A armadilha de Tucídides
A 9 de novembro de 1989, faz hoje anos, a esperança num mundo melhor fazia desabar o Muro de Berlim e abria caminho ao colapso da União Soviética. Quase três décadas depois, as duas superpotências do século XXI parecem precipitar-se numa nova Guerra Fria.
Estados Unidos e China arreganham dentaduras e avançam numa espiral de ameaças, acusações de espionagem e sanções com consequências imprevisíveis, para os próprios e para o resto do mundo - nós, portanto. Do confronto comercial e tecnológico à competição armamentista e à luta pela influência nos vários continentes, os dois gigantes protagonizam um combate pela hegemonia global cheio de perigos e final incerto. A hostilidade crescente manifesta-se em todas as áreas, geográficas ou setoriais: espionagem, propaganda, força militar, símbolos - insistindo em confirmar que a história se repete. A Guerra Fria do século XX entre o Kremlin e a Casa Branca ameaça replicar no século XXI, agora entre o antigo vencedor, os Estados Unidos, e a nova potência em ascensão, a China. Nas últimas semanas, ambos deram corda ao atrito, numa dança frenética de confrontos, em que o passo de um foi correspondido pelo outro numa simetria tão perfeita como inquietante e perturbadora.
Nos manuais da guerra, uma teoria conhecida como Armadilha de Tucídides postula que, quando uma potência em ascensão ameaça o papel dominante de uma outra potência estabelecida, o embate é quase inevitável. E, ao que parece, já começou. Uma segunda Guerra Fria, à moda da anterior, significa que estamos diante de um novo conflito que se adivinha prolongado e que, em princípio, não envolve um confronto militar direto entre as duas nações. As hostilidades são travadas nas áreas económica, política, de comunicação, cibernética e nos submundos dos serviços secretos e da sabotagem, mas também através de enfrentamentos armados mais limitados, entre países aliados de uma e outra superpotências. É um duelo dançante, perigoso e em ritmo cada vez mais intenso, com duração e final imprevisíveis. E quer seja na escolha da tecnologia 5G, seja na decisão sobre sistemas de defesa ou na votação de resoluções internacionais, corre o risco de arrastar - como na primeira Guerra Fria - o resto dos países para um ou outro lado da pista de baile.
É certo que os EUA e a China estão destinados a competir. Mas parece igualmente óbvio que também devem colaborar. Existem inúmeros riscos e problemas globais que ameaçam os interesses nacionais destas superpotências e que não podem ser mitigados ou eliminados por qualquer uma delas, por conta própria e agindo sozinha. Assim é no caso da luta contra o aquecimento global, bem como no combate pela sustentabilidade sanitária.

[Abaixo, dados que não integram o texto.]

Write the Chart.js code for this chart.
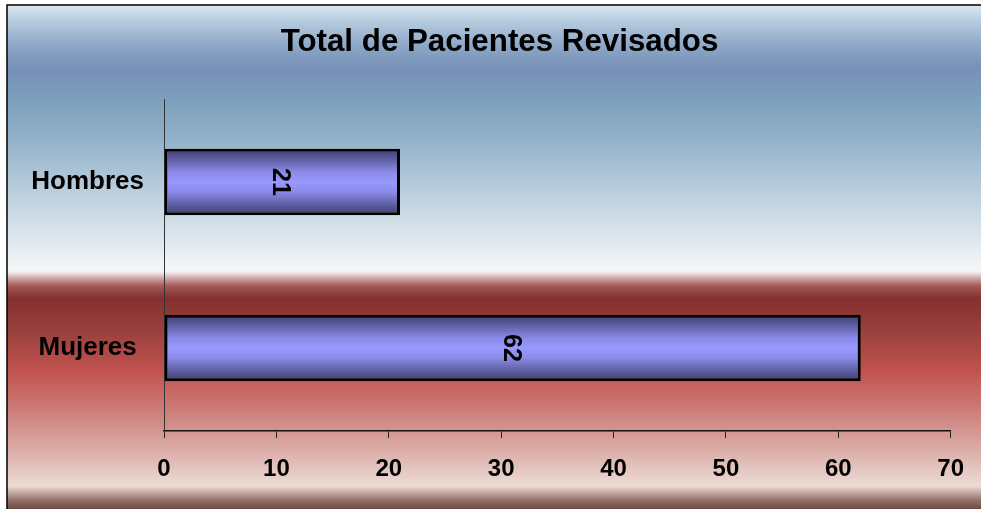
<!DOCTYPE html>
<html>
<head>
<meta charset="utf-8">
<script src="https://cdn.jsdelivr.net/npm/chart.js@4/dist/chart.umd.min.js"></script>
<style>
  html, body { margin: 0; padding: 0; background: #ffffff; }
  #wrap { width: 981px; height: 509px; }
</style>
</head>
<body>
<div id="wrap"><canvas id="c" width="981" height="509"></canvas></div>
<script>
const chartTitle = 'Total de Pacientes Revisados';
const categories = ['Hombres', 'Mujeres'];
const patients = [21, 62];
const xTicks = [0, 10, 20, 30, 40, 50, 60, 70];

const FONT = "'Liberation Sans', Arial, sans-serif";

const bgPlugin = {
  id: 'bg',
  beforeDraw(chart) {
    const ctx = chart.ctx;
    const W = chart.width, H = chart.height;
    ctx.save();
    ctx.fillStyle = '#ffffff';
    ctx.fillRect(0, 0, W, H);
    const stops = [
      [6, '#d9e6ef'], [20, '#b7cde0'], [45, '#8ea8c7'], [68, '#7690b8'],
      [95, '#7b9dbb'], [140, '#93b2c9'], [190, '#b9cddc'], [235, '#dbe5ed'],
      [268, '#f3f6f8'], [272, '#f2f0f2'], [277, '#d8b4b4'], [286, '#a45a58'],
      [298, '#84302e'], [330, '#98403c'], [370, '#c0524e'], [410, '#cd7c78'],
      [445, '#d9a6a1'], [475, '#e6cdc7'], [486, '#ecdcd6'], [492, '#c8afa6'],
      [500, '#94726a'], [509, '#6e4a42']
    ];
    const g = ctx.createLinearGradient(0, 0, 0, H);
    stops.forEach(([y, c]) => g.addColorStop(Math.min(1, y / H), c));
    ctx.fillStyle = g;
    ctx.fillRect(7, 5, W - 7, H - 5);
    ctx.strokeStyle = '#000000';
    ctx.lineWidth = 1.5;
    ctx.beginPath();
    ctx.moveTo(7, H);
    ctx.lineTo(7, 5);
    ctx.lineTo(W, 5);
    ctx.stroke();
    // title
    ctx.fillStyle = '#000000';
    ctx.font = 'bold 31.3px ' + FONT;
    ctx.textAlign = 'center';
    ctx.textBaseline = 'middle';
    ctx.fillText(chartTitle, 499.5, 42);
    ctx.restore();
  }
};

const labelPlugin = {
  id: 'barLabels',
  afterDatasetsDraw(chart) {
    const ctx = chart.ctx;
    const meta = chart.getDatasetMeta(0);
    ctx.save();
    ctx.fillStyle = '#000000';
    ctx.font = 'bold 25px ' + FONT;
    ctx.textAlign = 'center';
    ctx.textBaseline = 'middle';
    meta.data.forEach((bar, i) => {
      const cx = (bar.x + bar.base) / 2;
      ctx.save();
      ctx.translate(cx, bar.y);
      ctx.rotate(Math.PI / 2);
      ctx.fillText(String(patients[i]), 0, 2);
      ctx.restore();
    });
    ctx.restore();
  }
};

function barFill(context) {
  const chart = context.chart;
  const area = chart.chartArea;
  if (!area) return '#9999ff';
  const yScale = chart.scales.y;
  const cy = yScale.getPixelForValue(context.dataIndex);
  const band = (area.bottom - area.top) / categories.length;
  const h = band * 0.4;
  const g = chart.ctx.createLinearGradient(0, cy - h / 2, 0, cy + h / 2);
  g.addColorStop(0, '#3e3e6c');
  g.addColorStop(0.15, '#5c5ca0');
  g.addColorStop(0.35, '#8a8ae8');
  g.addColorStop(0.5, '#9999ff');
  g.addColorStop(0.65, '#8a8ae8');
  g.addColorStop(0.85, '#5c5ca0');
  g.addColorStop(1, '#3e3e6c');
  return g;
}

new Chart(document.getElementById('c'), {
  type: 'bar',
  data: {
    labels: categories,
    datasets: [{
      data: patients,
      backgroundColor: barFill,
      borderColor: '#000000',
      borderWidth: 3,
      borderSkipped: false,
      barPercentage: 0.4,
      categoryPercentage: 1.0
    }]
  },
  options: {
    indexAxis: 'y',
    responsive: false,
    animation: false,
    devicePixelRatio: 1,
    layout: { padding: { top: 99, right: 30, left: 0, bottom: 0 } },
    plugins: {
      legend: { display: false },
      title: { display: false },
      tooltip: { enabled: false }
    },
    scales: {
      x: {
        type: 'linear',
        min: xTicks[0],
        max: xTicks[xTicks.length - 1],
        afterBuildTicks(scale) { scale.ticks = xTicks.map(v => ({ value: v })); },
        afterFit(scale) { scale.height = 78; },
        grid: {
          display: true,
          drawOnChartArea: false,
          drawTicks: true,
          tickLength: 7,
          color: '#222222',
          lineWidth: 1
        },
        border: { display: true, color: '#111111', width: 1.5 },
        ticks: {
          color: '#000000',
          padding: 17,
          font: { family: FONT, size: 24, weight: 'bold' }
        }
      },
      y: {
        type: 'category',
        afterFit(scale) { scale.width = 164; },
        grid: { display: false, drawTicks: false, tickLength: 0 },
        border: { display: true, color: '#333333', width: 1 },
        ticks: {
          color: '#000000',
          padding: 20,
          crossAlign: 'center',
          font: { family: FONT, size: 26, weight: 'bold' }
        }
      }
    }
  },
  plugins: [bgPlugin, labelPlugin]
});
</script>
</body>
</html>
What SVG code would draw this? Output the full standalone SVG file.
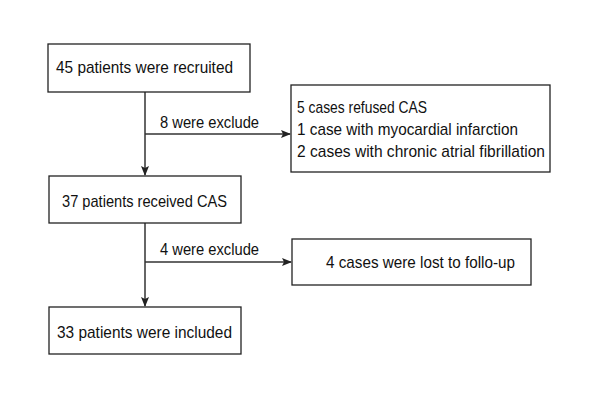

E essa desejável coordenação não vai ocorrer por altruísmo, solidariedade internacional ou porque, simplesmente, é a resposta mais razoável. Isso vai acontecer porque convém aos poderosos. Porque é do interesse nacional destes dois gigantes que o aumento da temperatura do planeta ou pandemias mais perigosas que a covid-19 não conduzam a cataclismos devastadores que não respeitam oceanos nem muito menos fronteiras. Xi Jinping, o líder sínico, colocou a que descreveu como uma questão fundamental para este século: "Será que a China e os Estados Unidos serão capazes de gerir adequadamente as suas relações? A questão interessa ao destino do mundo, e ambos os países devem responder-lhe." Ora, nem é preciso saber mandarim para traduzir este chinês.